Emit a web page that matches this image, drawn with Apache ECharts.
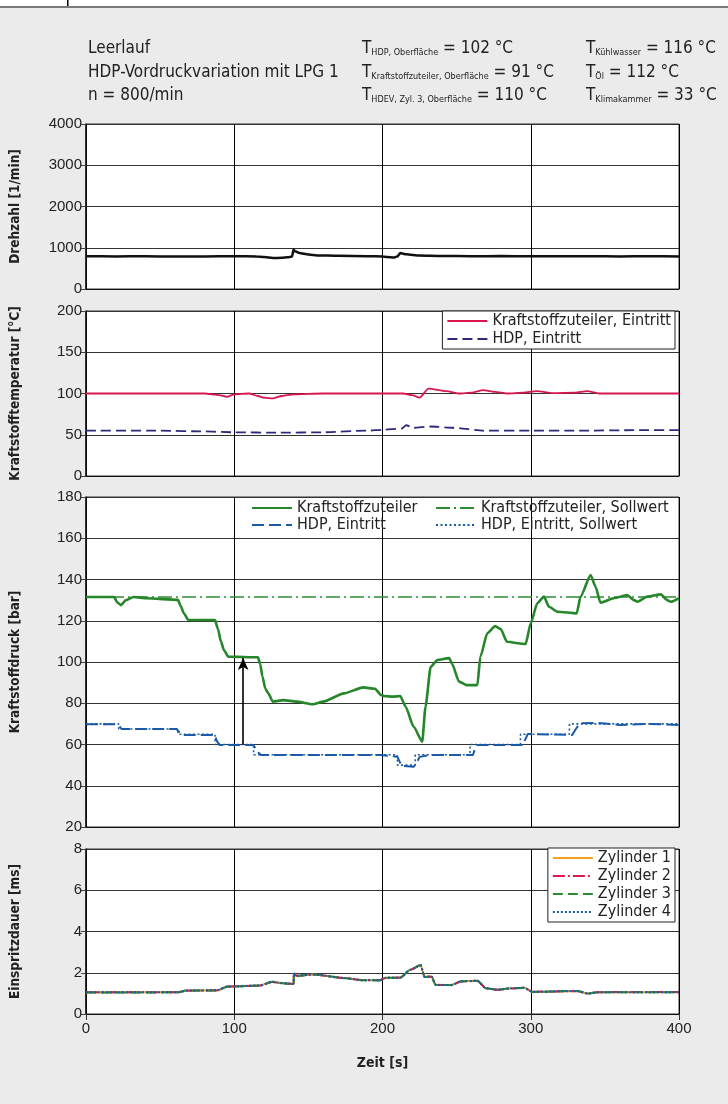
++++++++
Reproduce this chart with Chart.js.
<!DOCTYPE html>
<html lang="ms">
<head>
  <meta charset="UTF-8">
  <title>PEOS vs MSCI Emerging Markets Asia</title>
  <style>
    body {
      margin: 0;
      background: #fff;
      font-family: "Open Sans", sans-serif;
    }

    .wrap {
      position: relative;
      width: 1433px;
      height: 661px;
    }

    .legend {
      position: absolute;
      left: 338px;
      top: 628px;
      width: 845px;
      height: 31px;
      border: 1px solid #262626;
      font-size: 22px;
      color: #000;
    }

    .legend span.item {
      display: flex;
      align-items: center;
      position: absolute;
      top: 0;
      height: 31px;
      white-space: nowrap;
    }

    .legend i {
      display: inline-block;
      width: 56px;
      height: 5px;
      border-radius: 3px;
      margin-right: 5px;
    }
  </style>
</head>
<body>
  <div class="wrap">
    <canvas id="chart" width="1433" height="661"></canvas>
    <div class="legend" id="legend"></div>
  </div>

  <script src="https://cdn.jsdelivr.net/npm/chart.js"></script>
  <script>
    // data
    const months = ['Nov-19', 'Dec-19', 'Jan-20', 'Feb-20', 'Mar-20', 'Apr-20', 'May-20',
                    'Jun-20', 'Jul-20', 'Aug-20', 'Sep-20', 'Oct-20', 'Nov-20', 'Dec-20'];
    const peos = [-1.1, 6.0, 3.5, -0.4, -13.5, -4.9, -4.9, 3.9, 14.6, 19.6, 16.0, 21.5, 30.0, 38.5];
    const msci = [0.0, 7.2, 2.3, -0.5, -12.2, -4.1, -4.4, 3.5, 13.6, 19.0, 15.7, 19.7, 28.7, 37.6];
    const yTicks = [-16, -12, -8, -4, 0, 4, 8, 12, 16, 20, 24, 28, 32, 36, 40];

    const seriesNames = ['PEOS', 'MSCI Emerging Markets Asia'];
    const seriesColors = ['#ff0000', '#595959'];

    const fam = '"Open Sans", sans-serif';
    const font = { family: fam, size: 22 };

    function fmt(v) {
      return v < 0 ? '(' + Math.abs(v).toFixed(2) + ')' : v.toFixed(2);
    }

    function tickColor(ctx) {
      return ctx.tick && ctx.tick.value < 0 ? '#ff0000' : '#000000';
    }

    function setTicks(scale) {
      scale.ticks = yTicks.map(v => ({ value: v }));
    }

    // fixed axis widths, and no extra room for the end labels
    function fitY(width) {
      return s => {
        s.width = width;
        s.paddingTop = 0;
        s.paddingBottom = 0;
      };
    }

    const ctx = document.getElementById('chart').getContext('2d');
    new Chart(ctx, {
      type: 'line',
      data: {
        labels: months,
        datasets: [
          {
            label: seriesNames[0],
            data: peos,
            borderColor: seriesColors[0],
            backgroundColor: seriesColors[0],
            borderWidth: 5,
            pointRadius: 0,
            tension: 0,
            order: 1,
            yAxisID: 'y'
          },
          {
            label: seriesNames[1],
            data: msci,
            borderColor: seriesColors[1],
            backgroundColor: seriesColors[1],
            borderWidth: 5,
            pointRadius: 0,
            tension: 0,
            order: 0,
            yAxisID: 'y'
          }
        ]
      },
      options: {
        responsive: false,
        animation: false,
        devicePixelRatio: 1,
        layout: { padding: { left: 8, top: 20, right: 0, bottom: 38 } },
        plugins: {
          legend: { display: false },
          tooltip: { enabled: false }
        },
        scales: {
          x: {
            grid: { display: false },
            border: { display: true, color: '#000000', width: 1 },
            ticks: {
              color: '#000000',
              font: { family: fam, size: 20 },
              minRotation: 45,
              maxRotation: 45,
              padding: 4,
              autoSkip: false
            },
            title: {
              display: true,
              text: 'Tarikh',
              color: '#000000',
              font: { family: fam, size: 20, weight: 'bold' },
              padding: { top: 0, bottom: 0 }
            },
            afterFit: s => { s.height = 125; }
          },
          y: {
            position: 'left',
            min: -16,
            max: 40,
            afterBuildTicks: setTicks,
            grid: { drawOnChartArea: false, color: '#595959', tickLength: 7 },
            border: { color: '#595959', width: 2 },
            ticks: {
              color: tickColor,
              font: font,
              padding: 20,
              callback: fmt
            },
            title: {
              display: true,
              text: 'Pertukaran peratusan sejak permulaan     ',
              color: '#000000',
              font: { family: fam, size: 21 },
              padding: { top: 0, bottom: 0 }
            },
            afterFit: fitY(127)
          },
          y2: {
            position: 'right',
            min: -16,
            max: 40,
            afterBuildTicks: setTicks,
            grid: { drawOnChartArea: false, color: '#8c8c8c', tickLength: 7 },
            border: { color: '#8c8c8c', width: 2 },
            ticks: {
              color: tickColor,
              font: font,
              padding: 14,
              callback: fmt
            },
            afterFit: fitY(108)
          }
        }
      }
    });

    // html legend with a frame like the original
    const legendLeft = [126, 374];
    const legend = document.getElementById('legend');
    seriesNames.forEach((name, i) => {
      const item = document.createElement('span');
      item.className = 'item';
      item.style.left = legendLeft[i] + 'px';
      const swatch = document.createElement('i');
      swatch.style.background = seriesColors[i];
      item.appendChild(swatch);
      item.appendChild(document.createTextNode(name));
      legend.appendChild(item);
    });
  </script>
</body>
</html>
++++++++
(The problem): Among the lines of the records above, count those holding the string "with", and report only the number.

(Exercise response): 3